Community Engagement sections
These sections involve one or more projects in which students will work with a community-based agency or organization. These projects allow students to connect their learning in the classroom to meaningful writing and reading activities in a particular space outside the university. Students enrolling in these courses will be expected to participate in the community engagement projects in accordance with Writing Program and university policies (see http://www.northeastern.edu/writing/writing-program-policies/).
Electronic Portfolio sections
These sections use electronic portfolios to engage students in multimedia/multimodal composing. Students in these sections should expect to do a good deal of writing online. They do not need special expertise coming into the course, but they will need regular access to computers, preferably laptops, with Internet service.

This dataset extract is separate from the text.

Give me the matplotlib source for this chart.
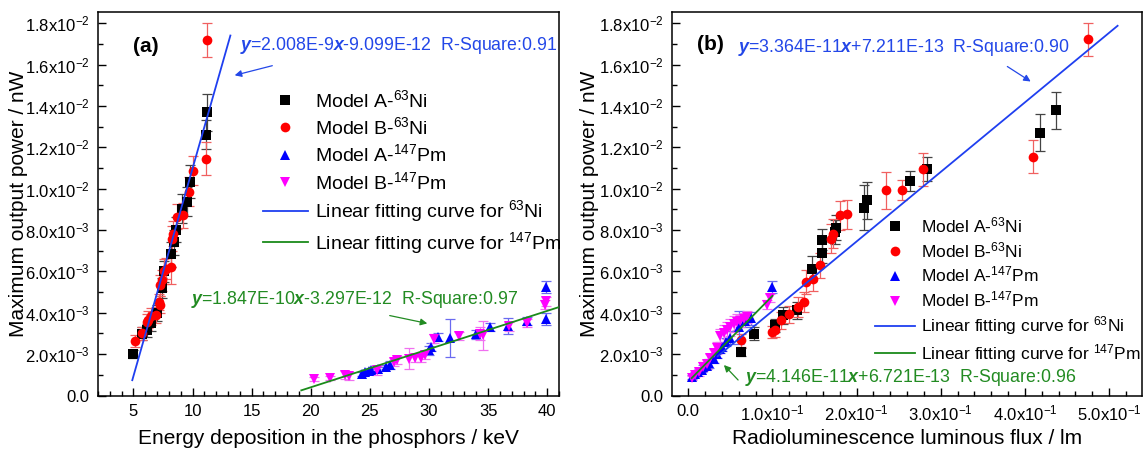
import numpy as np
import matplotlib
matplotlib.use("Agg")
import matplotlib.pyplot as plt
from matplotlib.ticker import FixedLocator, FixedFormatter, MultipleLocator

plt.rcParams['font.family'] = ['Liberation Sans', 'DejaVu Sans']
plt.rcParams['mathtext.fontset'] = 'custom'
plt.rcParams['mathtext.rm'] = 'Liberation Sans'
plt.rcParams['mathtext.it'] = 'Liberation Sans:italic'
plt.rcParams['mathtext.bf'] = 'Liberation Sans:bold'
plt.rcParams['mathtext.bfit'] = 'Liberation Sans:italic:bold'

# ---------------- data: panel (a) energy deposition ----------------
a_niA_x = [5.0, 5.71, 6.13, 6.5, 7.03, 7.4, 7.6, 8.16, 8.45, 8.6, 9.09, 9.56, 9.79, 11.14, 11.25]
a_niA_y = [0.00199, 0.00299, 0.00315, 0.0035, 0.00399, 0.0052, 0.0060, 0.00683, 0.0074, 0.00802,
           0.00904, 0.00936, 0.01033, 0.01262, 0.01369]
a_niA_e = [0.0002, 0.0003, 0.0003, 0.0004, 0.0004, 0.0005, 0.0005, 0.0006, 0.0006, 0.0006,
           0.0007, 0.0007, 0.0008, 0.0007, 0.0009]

a_niB_x = [5.14, 5.7, 6.13, 6.27, 6.47, 6.9, 7.2, 7.25, 7.25, 7.42, 7.6, 7.76, 8.16, 8.24, 8.38,
           8.66, 9.17, 9.68, 10.02, 11.11, 11.22]
a_niB_y = [0.00263, 0.0030, 0.00355, 0.00367, 0.00383, 0.0039, 0.00452, 0.0044, 0.00533, 0.00557,
           0.0060, 0.00613, 0.00621, 0.00759, 0.00783, 0.00864, 0.00872, 0.00985, 0.01086,
           0.01144, 0.01719]
a_niB_e = [0.0003, 0.0003, 0.0004, 0.0004, 0.0004, 0.0004, 0.0004, 0.0004, 0.0005, 0.0005,
           0.0006, 0.0005, 0.0008, 0.0006, 0.0006, 0.0006, 0.0006, 0.0007, 0.0007, 0.0008, 0.0008]

a_pmA_x = [24.3, 24.6, 24.9, 25.1, 25.7, 26.4, 26.7, 30.0, 30.2, 30.8, 31.8, 34.0, 35.2, 36.7,
           38.3, 39.9, 39.9]
a_pmA_y = [0.00105, 0.00112, 0.00118, 0.00122, 0.00130, 0.00138, 0.00146, 0.00218, 0.00234,
           0.00283, 0.00278, 0.00295, 0.00330, 0.00336, 0.00360, 0.00524, 0.00371]
a_pmA_e = [0.0001, 0.0001, 0.0001, 0.0001, 0.0001, 0.0001, 0.0002, 0.0002, 0.0002, 0.0002,
           0.0009, 0.0002, 0.0002, 0.0004, 0.0002, 0.0003, 0.0003]

a_pmB_x = [20.3, 21.6, 22.9, 23.2, 25.6, 27.0, 27.3, 28.3, 28.8, 29.3, 29.7, 30.4, 32.5, 34.3,
           34.6, 36.8, 38.3, 39.8, 39.9]
a_pmB_y = [0.00081, 0.00084, 0.00100, 0.00093, 0.00121, 0.00161, 0.00170, 0.00178, 0.00182,
           0.00183, 0.00195, 0.00275, 0.00287, 0.00299, 0.00291, 0.00334, 0.00352, 0.00440, 0.00455]
a_pmB_e = [0.0001, 0.0001, 0.0002, 0.0002, 0.0002, 0.0002, 0.0002, 0.0005, 0.0002, 0.0002,
           0.0002, 0.0002, 0.0002, 0.0003, 0.0007, 0.0002, 0.0002, 0.0002, 0.0002]

# fits (slope, intercept, x start, x end), axis units
a_fit_ni = (2.008e-3, -9.099e-3, 4.9, 13.2)
a_fit_pm = (1.847e-4, -3.297e-3, 19.2, 41.0)

# ---------------- data: panel (b) luminous flux ----------------
b_niA_x = [0.063, 0.078, 0.103, 0.113, 0.129, 0.147, 0.159, 0.159, 0.174, 0.176, 0.209, 0.212,
           0.264, 0.284, 0.418, 0.437]
b_niA_y = [0.0021, 0.00299, 0.00339, 0.00387, 0.00412, 0.00614, 0.00691, 0.00754, 0.00791,
           0.00812, 0.00909, 0.00944, 0.01038, 0.01095, 0.0127, 0.0138]
b_niA_e = [0.0002, 0.0003, 0.0003, 0.0004, 0.0004, 0.0006, 0.0005, 0.0005, 0.0006, 0.0006,
           0.0011, 0.0009, 0.0005, 0.0006, 0.0009, 0.0009]

b_niB_x = [0.063, 0.099, 0.103, 0.110, 0.120, 0.130, 0.138, 0.140, 0.148, 0.156, 0.169, 0.172,
           0.180, 0.189, 0.235, 0.254, 0.279, 0.410, 0.475]
b_niB_y = [0.00266, 0.00307, 0.00315, 0.00363, 0.00392, 0.00428, 0.00452, 0.00549, 0.00565,
           0.0063, 0.00759, 0.00783, 0.00872, 0.00877, 0.00993, 0.00993, 0.01095, 0.01154, 0.01723]
b_niB_e = [0.0003, 0.0003, 0.0003, 0.0004, 0.0004, 0.0005, 0.0005, 0.0006, 0.0006, 0.0006,
           0.0007, 0.0007, 0.0007, 0.0007, 0.0009, 0.0005, 0.0008, 0.0008, 0.0008]

b_pmA_x = [0.005, 0.008, 0.012, 0.016, 0.018, 0.022, 0.025, 0.030, 0.034, 0.038, 0.040, 0.045,
           0.050, 0.060, 0.068, 0.075, 0.100]
b_pmA_y = [0.00090, 0.00105, 0.00115, 0.00125, 0.00137, 0.00145, 0.00155, 0.00175, 0.00200,
           0.00225, 0.00234, 0.00260, 0.00280, 0.00330, 0.00360, 0.00373, 0.00525]
b_pmA_e = [0.0001, 0.0001, 0.0001, 0.0001, 0.0001, 0.0001, 0.0002, 0.0002, 0.0002, 0.0002,
           0.0002, 0.0002, 0.0003, 0.0008, 0.0003, 0.0003, 0.0003]

b_pmB_x = [0.005, 0.008, 0.013, 0.018, 0.022, 0.026, 0.030, 0.034, 0.038, 0.042, 0.046, 0.050,
           0.054, 0.058, 0.062, 0.066, 0.070, 0.093, 0.097]
b_pmB_y = [0.00085, 0.00100, 0.00115, 0.00140, 0.00150, 0.00180, 0.00205, 0.00230, 0.00290,
           0.00300, 0.00315, 0.00330, 0.00345, 0.00355, 0.00360, 0.00370, 0.00380, 0.00440, 0.00470]
b_pmB_e = [0.0001, 0.0001, 0.0002, 0.0002, 0.0002, 0.0002, 0.0002, 0.0003, 0.0003, 0.0004,
           0.0004, 0.0004, 0.0004, 0.0004, 0.0003, 0.0003, 0.0003, 0.0002, 0.0002]

b_fit_ni = (0.03364, 7.211e-4, 0.035, 0.51)
b_fit_pm = (0.04146, 6.721e-4, 0.004, 0.10)

# ticks
y_ticks = [0.0, 0.002, 0.004, 0.006, 0.008, 0.010, 0.012, 0.014, 0.016, 0.018]
y_labels = ['0.0', r'2.0x10$^{\mathregular{-3}}$', r'4.0x10$^{\mathregular{-3}}$',
            r'6.0x10$^{\mathregular{-3}}$', r'8.0x10$^{\mathregular{-3}}$',
            r'1.0x10$^{\mathregular{-2}}$', r'1.2x10$^{\mathregular{-2}}$',
            r'1.4x10$^{\mathregular{-2}}$', r'1.6x10$^{\mathregular{-2}}$',
            r'1.8x10$^{\mathregular{-2}}$']
a_xticks = [5, 10, 15, 20, 25, 30, 35, 40]
a_xlabels = ['5', '10', '15', '20', '25', '30', '35', '40']
b_xticks = [0.0, 0.1, 0.2, 0.3, 0.4, 0.5]
b_xlabels = ['0.0', r'1.0x10$^{\mathregular{-1}}$', r'2.0x10$^{\mathregular{-1}}$',
             r'3.0x10$^{\mathregular{-1}}$', r'4.0x10$^{\mathregular{-1}}$',
             r'5.0x10$^{\mathregular{-1}}$']

legend_labels = [r'Model A-$^{\mathregular{63}}$Ni', r'Model B-$^{\mathregular{63}}$Ni',
                 r'Model A-$^{\mathregular{147}}$Pm', r'Model B-$^{\mathregular{147}}$Pm',
                 r'Linear fitting curve for $^{\mathregular{63}}$Ni',
                 r'Linear fitting curve for $^{\mathregular{147}}$Pm']

BLUE_LINE = '#1f3ff0'
GREEN_LINE = '#1a8a1a'
BLUE_TXT = '#2347e8'
GREEN_TXT = '#228b22'

series_style = [
    dict(marker='s', color='black', ecolor='#444444', ms=6.5),
    dict(marker='o', color='#ff0000', ecolor='#f06060', ms=7.0),
    dict(marker='^', color='#0000ff', ecolor='#6a6af0', ms=7.0),
    dict(marker='v', color='#ff00ff', ecolor='#f070f0', ms=7.0),
]

W, H = 1144, 451
fig = plt.figure(figsize=(W / 100, H / 100), dpi=100)

def px_axes(l, r, t, b):
    return fig.add_axes([l / W, 1 - b / H, (r - l) / W, (b - t) / H])

axA = px_axes(98, 559, 12.3, 395.5)
axB = px_axes(672, 1142, 12.3, 395.5)

def draw(ax, series, fits, xlim, xticks, xlabels, xminor):
    handles = []
    for (x, y, e), st in zip(series, series_style):
        ax.errorbar(x, y, yerr=e, fmt='none', ecolor=st['ecolor'], elinewidth=0.9,
                    capsize=3.5, capthick=0.9, zorder=2)
        h, = ax.plot(x, y, linestyle='none', marker=st['marker'], color=st['color'],
                     markersize=st['ms'], markeredgewidth=0, zorder=3)
        handles.append(h)
    for (k, b0, x0, x1), col in zip(fits, [BLUE_LINE, GREEN_LINE]):
        xs = np.array([x0, x1])
        h, = ax.plot(xs, k * xs + b0, color=col, lw=1.3, zorder=4)
        handles.append(h)
    ax.set_xlim(*xlim)
    ax.set_ylim(0, 0.01853)
    ax.yaxis.set_major_locator(FixedLocator(y_ticks))
    ax.yaxis.set_major_formatter(FixedFormatter(y_labels))
    ax.yaxis.set_minor_locator(MultipleLocator(0.001))
    ax.xaxis.set_major_locator(FixedLocator(xticks))
    ax.xaxis.set_major_formatter(FixedFormatter(xlabels))
    ax.xaxis.set_minor_locator(MultipleLocator(xminor))
    ax.tick_params(which='both', direction='in', top=False, right=False, labelsize=12, width=1.0)
    ax.tick_params(which='major', length=6, pad=6)
    ax.tick_params(which='minor', length=3.5)
    for s in ax.spines.values():
        s.set_linewidth(1.1)
    ax.set_ylabel('Maximum output power / nW', fontsize=15)
    return handles

hA = draw(axA, [(a_niA_x, a_niA_y, a_niA_e), (a_niB_x, a_niB_y, a_niB_e),
                (a_pmA_x, a_pmA_y, a_pmA_e), (a_pmB_x, a_pmB_y, a_pmB_e)],
          [a_fit_ni, a_fit_pm], (2.0, 41.0), a_xticks, a_xlabels, 1)
hB = draw(axB, [(b_niA_x, b_niA_y, b_niA_e), (b_niB_x, b_niB_y, b_niB_e),
                (b_pmA_x, b_pmA_y, b_pmA_e), (b_pmB_x, b_pmB_y, b_pmB_e)],
          [b_fit_ni, b_fit_pm], (-0.0193, 0.539), b_xticks, b_xlabels, 0.02)

axA.set_xlabel('Energy deposition in the phosphors / keV', fontsize=15)
axB.set_xlabel('Radioluminescence luminous flux / lm', fontsize=15)
axA.yaxis.set_label_coords(-0.152, 0.5)
axB.yaxis.set_label_coords(-0.156, 0.5)
axA.xaxis.set_label_coords(0.5, -0.088)
axB.xaxis.set_label_coords(0.5, -0.088)

axA.text(0.075, 0.91, '(a)', transform=axA.transAxes, fontsize=15, fontweight='bold', va='center')
axB.text(0.053, 0.915, '(b)', transform=axB.transAxes, fontsize=15, fontweight='bold', va='center')

legA = axA.legend(hA, legend_labels, loc='upper left', bbox_to_anchor=(0.358, 0.8),
                  frameon=False, fontsize=14, handlelength=2.3, handletextpad=0.35,
                  labelspacing=0.28, borderpad=0, borderaxespad=0)
legB = axB.legend(hB, legend_labels, loc='upper left', bbox_to_anchor=(0.432, 0.47),
                  frameon=False, fontsize=12.5, handlelength=2.3, handletextpad=0.35,
                  labelspacing=0.28, borderpad=0, borderaxespad=0)

def px_to_fig(x, y):
    return (x / W, 1 - y / H)

# equation annotations
eqs = [
    (r'$\mathbfit{y}$=2.008E-9$\mathbfit{x}$-9.099E-12  R-Square:0.91', BLUE_TXT, (240, 45), (275, 65), (232, 76)),
    (r'$\mathbfit{y}$=1.847E-10$\mathbfit{x}$-3.297E-12  R-Square:0.97', GREEN_TXT, (191, 300), (387, 315), (430, 324)),
    (r'$\mathbfit{y}$=3.364E-11$\mathbfit{x}$+7.211E-13  R-Square:0.90', BLUE_TXT, (738, 48), (1005, 65), (1033, 83)),
    (r'$\mathbfit{y}$=4.146E-11$\mathbfit{x}$+6.721E-13  R-Square:0.96', GREEN_TXT, (745, 377), (740, 382), (722, 363)),
]
for txt, col, tpos, a0, a1 in eqs:
    fig.text(*px_to_fig(*tpos), txt, color=col, fontsize=12.8, va='center', ha='left')
    fig.add_artist(matplotlib.patches.FancyArrowPatch(px_to_fig(*a0), px_to_fig(*a1),
                   transform=fig.transFigure, arrowstyle='-|>', mutation_scale=10,
                   color=col, lw=0.9))

fig.savefig('out.png', dpi=100)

Intercultural Writing and World Englishes sections
These sections of College Writing, which deliberately enroll a range of language users, examine the notion that there are multiple “Englishes.” Rather than uncritically accepting one standard dialect of English, the class will explore a variety of ways English is spoken and written across the world, including by the students in the class. In this way, intercultural communication will become both the means and the object of study. Language difference will be approached as an asset, rather than an impediment, to learning. The class will study a range of texts, including the essays in Rosina Lipp-Green’s _English with an Accent_, films, and short stories for what they say about language difference and how they perform it. Similarly, students will compose print and multimedia writing projects–academic, expressive, and public–that simultaneously explore and enact language difference.